After a bit of poking around I managed to succeed by specifying a source IP for the NIC directly in the 'netconsole' parameter (i.e. 'netconsole=@10.0.2.15/,6666@10.0.2.2/'), which lead to:
Quote
[    1.530105] netconsole: local port 6665
[    1.530378] netconsole: local IP 10.0.2.15
[    1.530486] netconsole: interface 'eth0'
[    1.530594] netconsole: remote port 6666
[    1.530707] netconsole: remote IP 10.0.2.2
[    1.530891] netconsole: remote ethernet address ff:ff:ff:ff:ff:ff
[    1.531074] netconsole: device eth0 not up yet, forcing it
[    1.549573] netconsole: carrier detect appears untrustworthy, waiting 4 seconds
[    5.597734] console [netcon0] enabled
[    5.598085] netconsole: network logging started
PLUS the kernel messages also showed up at the doctor.

Well, I have to qualify the last statement insofar as I've have seen different results depending on the host system and QEMU version: on my WinXP system (with QEMU v0.11.1) there were some kernel messages that were not sent out over the network. Whilst when using TC 4.4 as host with 'qemu.tcz' (which is v1.0) ALL messages that were in the 'dmesg' output were also received by the doctor. My assumption is that at the moment that the netconcole becomes available flushing out all existing messages via UDP can lead to the loss of some of them.

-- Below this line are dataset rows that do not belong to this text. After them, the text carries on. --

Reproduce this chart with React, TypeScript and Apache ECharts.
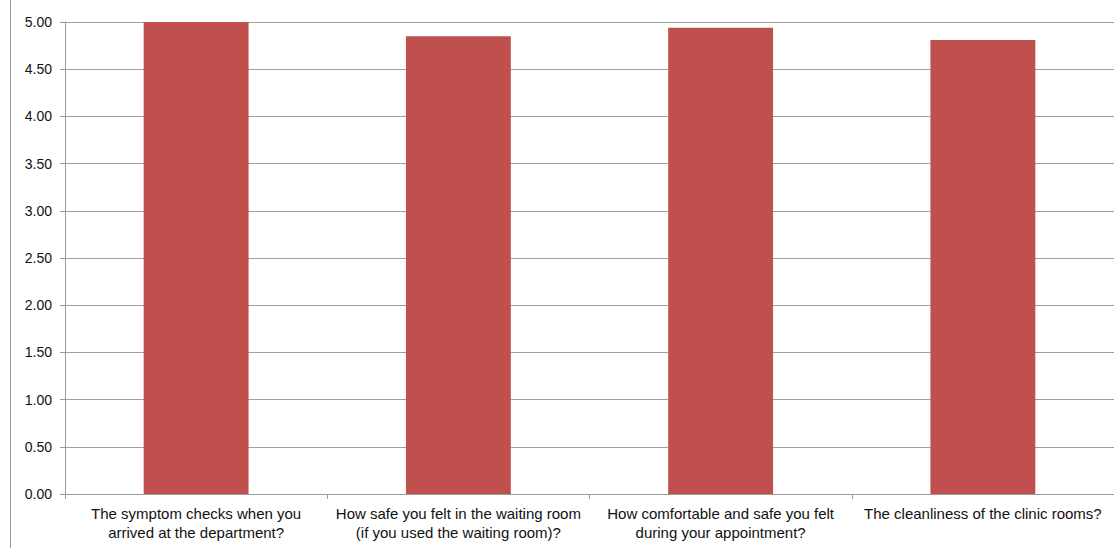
import React, { useEffect, useRef } from "react";
import * as echarts from "echarts";

const categories = [
  "The symptom checks when you\narrived at the department?",
  "How safe you felt in the waiting room\n(if you used the waiting room)?",
  "How comfortable and safe you felt\nduring your appointment?",
  "The cleanliness of the clinic rooms?",
];
const scores = [5.0, 4.85, 4.94, 4.81];
const yTicks = { min: 0, max: 5, interval: 0.5 };

export default function App() {
  const ref = useRef<HTMLDivElement>(null);
  useEffect(() => {
    document.body.style.margin = "0";
    const chart = echarts.init(ref.current!, null, { renderer: "svg" });
    chart.setOption({
      animation: false,
      backgroundColor: "#ffffff",
      textStyle: { fontFamily: "'Liberation Sans', Arial, sans-serif" },
      graphic: [
        {
          type: "line",
          shape: { x1: 10.5, y1: 0, x2: 10.5, y2: 548 },
          style: { stroke: "#9a9a9a", lineWidth: 1 },
        },
      ],
      grid: { left: 65, top: 22, width: 1052, height: 472, containLabel: false },
      xAxis: {
        type: "category",
        data: categories,
        axisLine: { show: true, lineStyle: { color: "#9a9a9a", width: 1 } },
        axisTick: { show: true, length: 5, alignWithLabel: false, lineStyle: { color: "#9a9a9a" } },
        axisLabel: {
          interval: 0,
          color: "#111111",
          fontSize: 15,
          lineHeight: 19,
          margin: 10,
          fontFamily: "'Liberation Sans', Arial, sans-serif",
        },
      },
      yAxis: {
        type: "value",
        min: yTicks.min,
        max: yTicks.max,
        interval: yTicks.interval,
        axisLine: { show: true, lineStyle: { color: "#9a9a9a", width: 1 } },
        axisTick: { show: true, length: 5, lineStyle: { color: "#9a9a9a" } },
        splitLine: { show: true, lineStyle: { color: "#a0a0a0", width: 1 } },
        axisLabel: {
          color: "#111111",
          fontSize: 14,
          margin: 13,
          formatter: (v: number) => v.toFixed(2),
          fontFamily: "'Liberation Sans', Arial, sans-serif",
        },
      },
      series: [
        {
          type: "bar",
          data: scores,
          barWidth: "40%",
          itemStyle: { color: "#C0504D" },
        },
      ],
    });
    return () => chart.dispose();
  }, []);
  return (
    <div
      ref={ref}
      style={{ position: "absolute", left: 0, top: 0, width: 1114, height: 548 }}
    />
  );
}
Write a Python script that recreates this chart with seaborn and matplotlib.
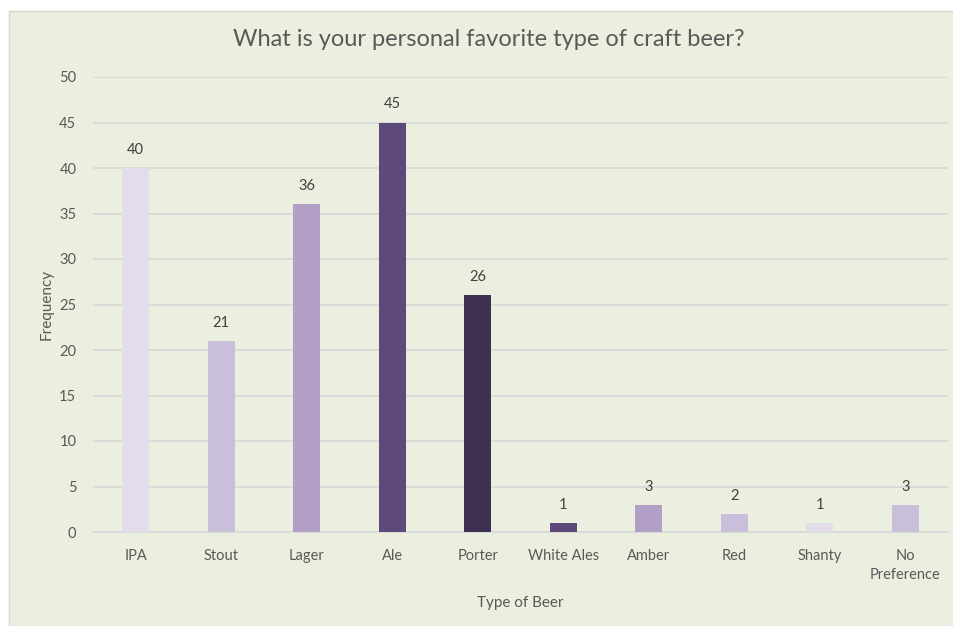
import matplotlib
matplotlib.use("Agg")
import matplotlib.pyplot as plt
from matplotlib.patches import Rectangle
import seaborn as sns
import pandas as pd

categories = ["IPA", "Stout", "Lager", "Ale", "Porter", "White Ales",
              "Amber", "Red", "Shanty", "No\nPreference"]
counts = [40, 21, 36, 45, 26, 1, 3, 2, 1, 3]
bar_colors = ["#E3DDEB", "#C9BFDA", "#B19FC6", "#5E4A7A", "#3E3152",
              "#5E4A7A", "#B19FC6", "#C9BFDA", "#E3DDEB", "#C9BFDA"]
y_ticks = [0, 5, 10, 15, 20, 25, 30, 35, 40, 45, 50]

sns.set_theme(style="white")
plt.rcParams["font.family"] = ["Lato", "DejaVu Sans"]

W, H = 954, 626
fig = plt.figure(figsize=(W / 100, H / 100), dpi=100, facecolor="white")

bg = "#EBEFDF"
fig.patches.append(Rectangle((9 / W, 0), 1 - 9 / W, 1 - 11 / H,
                             transform=fig.transFigure, facecolor=bg,
                             edgecolor="#D6D8D0", linewidth=1.0, zorder=-5))

ax = fig.add_axes([93 / W, (H - 532) / H, (948 - 93) / W, (532 - 77) / H])
ax.set_facecolor("none")
ax.set_zorder(2)

df = pd.DataFrame({"type": categories, "count": counts})
sns.barplot(data=df, x="type", y="count", hue="type",
            palette=dict(zip(categories, bar_colors)), legend=False,
            width=0.32, ax=ax, zorder=3, saturation=1, linewidth=0)

ax.set_ylim(0, 50)
ax.set_xlim(-0.5, len(categories) - 0.5)
ax.set_yticks(y_ticks)
ax.yaxis.grid(True, color="#D9D9D9", linewidth=1.3, zorder=0)
ax.xaxis.grid(False)
ax.set_axisbelow(True)
for s in ["top", "right", "left"]:
    ax.spines[s].set_visible(False)
ax.spines["bottom"].set_color("#D9D9D9")
ax.spines["bottom"].set_linewidth(1.3)
ax.tick_params(axis="both", length=0, colors="#595959", labelsize=10.5)
ax.tick_params(axis="x", pad=12)
ax.tick_params(axis="y", pad=12)
for lbl in ax.get_xticklabels():
    lbl.set_linespacing(1.45)

for i, v in enumerate(counts):
    ax.annotate(str(v), (i, v), xytext=(0, 8), textcoords="offset points",
                ha="center", va="bottom", fontsize=10.5, color="#404040")

ax.set_xlabel("Type of Beer", fontsize=11, color="#595959", labelpad=10)
ax.set_ylabel("Frequency", fontsize=11, color="#595959", labelpad=4)

fig.text(489 / W, (H - 40) / H,
         "What is your personal favorite type of craft beer?",
         ha="center", va="center", fontsize=17, color="#595959")

fig.savefig("out.png", dpi=100, facecolor="white")
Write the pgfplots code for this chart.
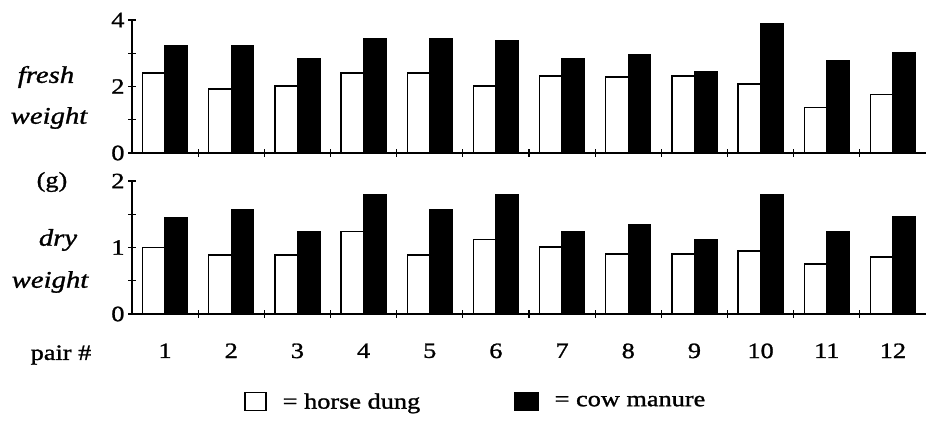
\documentclass[border=0pt]{standalone}
\usepackage{fontspec}
\setmainfont{Liberation Serif}[FakeStretch=1.2, FakeBold=1.2]
\usepackage{pgfplots}
\pgfplotsset{compat=1.18}
\begin{document}
\begin{tikzpicture}[x=1bp,y=1bp]
\path[use as bounding box] (0,0) rectangle (927,444);
\pgfplotsset{
 common/.style={
  scale only axis, width=794bp, height=133bp,
  xmin=0.5, xmax=12.5,
  ybar=0pt, bar width=0.34,
  axis lines=left, axis line style={-, line width=1.4bp},
  tick align=center, major tick length=8bp, minor tick length=8bp,
  tick style={black, line width=1.2bp},
  ticklabel style={font=\fontsize{22}{22}\selectfont},
  /pgf/number format/assume math mode=true,
  xtick={1.5,2.5,...,11.5}, xticklabels={},
 }
}
\begin{axis}[common, at={(132bp,291bp)}, anchor=south west,
  ymin=0, ymax=4, ytick={0,2,4}, minor ytick={1,3}]
\addplot[fill=white, draw=black, line width=1.4bp] coordinates {
(1,2.41) (2,1.92) (3,2.01) (4,2.41) (5,2.41) (6,2.01)
(7,2.32) (8,2.28) (9,2.32) (10,2.07) (11,1.36) (12,1.75)};
\addplot[fill=black, draw=black, line width=1.4bp] coordinates {
(1,3.24) (2,3.24) (3,2.84) (4,3.44) (5,3.44) (6,3.39)
(7,2.83) (8,2.96) (9,2.44) (10,3.89) (11,2.78) (12,3.03)};
\end{axis}
\begin{axis}[common, at={(132bp,130bp)}, anchor=south west,
  ymin=0, ymax=2, ytick={0,1,2}, minor ytick={0.5,1.5},
  extra x ticks={1,2,...,12},
  extra x tick labels={1,2,3,4,5,6,7,8,9,10,11,12},
  extra x tick style={major tick length=0pt, tick label style={yshift=-26bp}},
  legend columns=2,
  legend style={draw=none, fill=none, at={(0.433,-0.66)}, anchor=center,
    font=\fontsize{22}{22}\selectfont,
    /tikz/every odd column/.append style={column sep=14bp},
    /tikz/every even column/.append style={column sep=92bp}},
  legend cell align=left]
\addplot[fill=white, draw=black, line width=1.4bp,
  legend image code/.code={\draw[fill=white,draw=black,line width=1.4bp] (0bp,-9bp) rectangle (21bp,9bp);}] coordinates {
(1,1.00) (2,0.89) (3,0.89) (4,1.24) (5,0.89) (6,1.12)
(7,1.01) (8,0.90) (9,0.90) (10,0.95) (11,0.75) (12,0.86)};
\addlegendentry{= horse dung}
\addplot[fill=black, draw=black, line width=1.4bp,
  legend image code/.code={\draw[fill=black,draw=black,line width=1.4bp] (0bp,-9bp) rectangle (23bp,9bp);}] coordinates {
(1,1.45) (2,1.57) (3,1.24) (4,1.79) (5,1.57) (6,1.79)
(7,1.24) (8,1.35) (9,1.11) (10,1.79) (11,1.24) (12,1.46)};
\addlegendentry{= cow manure}
\end{axis}
\node[font=\itshape\fontsize{24}{24}\selectfont] at (46,367) {fresh};
\node[font=\itshape\fontsize{24}{24}\selectfont] at (49,326) {weight};
\node[font=\fontsize{22}{22}\selectfont] at (52,262) {(g)};
\node[font=\itshape\fontsize{24}{24}\selectfont] at (58,204) {dry};
\node[font=\itshape\fontsize{24}{24}\selectfont] at (50,162) {weight};
\node[font=\fontsize{22}{22}\selectfont] at (61,89) {pair \#};
\end{tikzpicture}
\end{document}
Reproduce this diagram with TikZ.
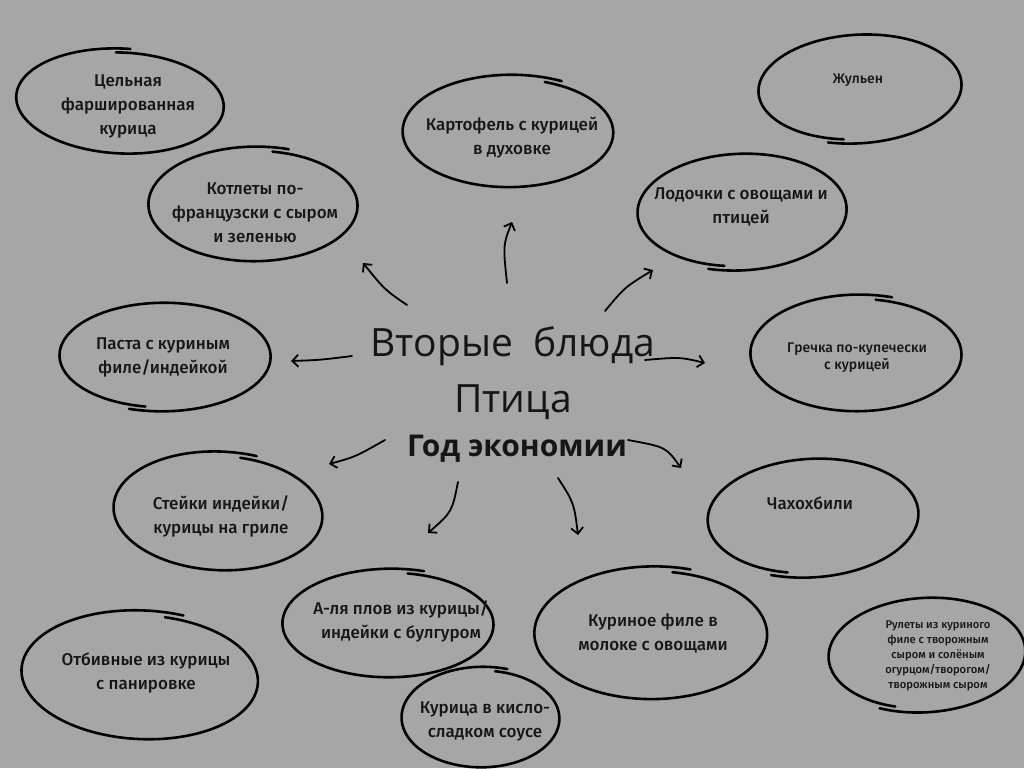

Nevertheless I'm now keen enough after this exploration that I'll go ahead and figure out all the drivers for all the NICs in my possession (the "real" ones as well as the virtual ones), with a view to build a custom kernel containing all these drivers.


Offline curaga

  • Administrator
  • Hero Member
  • *****
  • Posts: 11056
Re: Remote logging for Core 4.4
« Reply #1 on: April 17, 2012, 06:07:00 AM »
Inspired by your post, I tried the rsyslog bootcode too. It seems the start messages aren't getting around because they are sent at the time of getting them (for kernel messages already in the buffer, it's at the time klogd is started), which is before the network is up.

If you start syslogd and klogd after the network is up, everything is received.
The only barriers that can stop you are the ones you create yourself.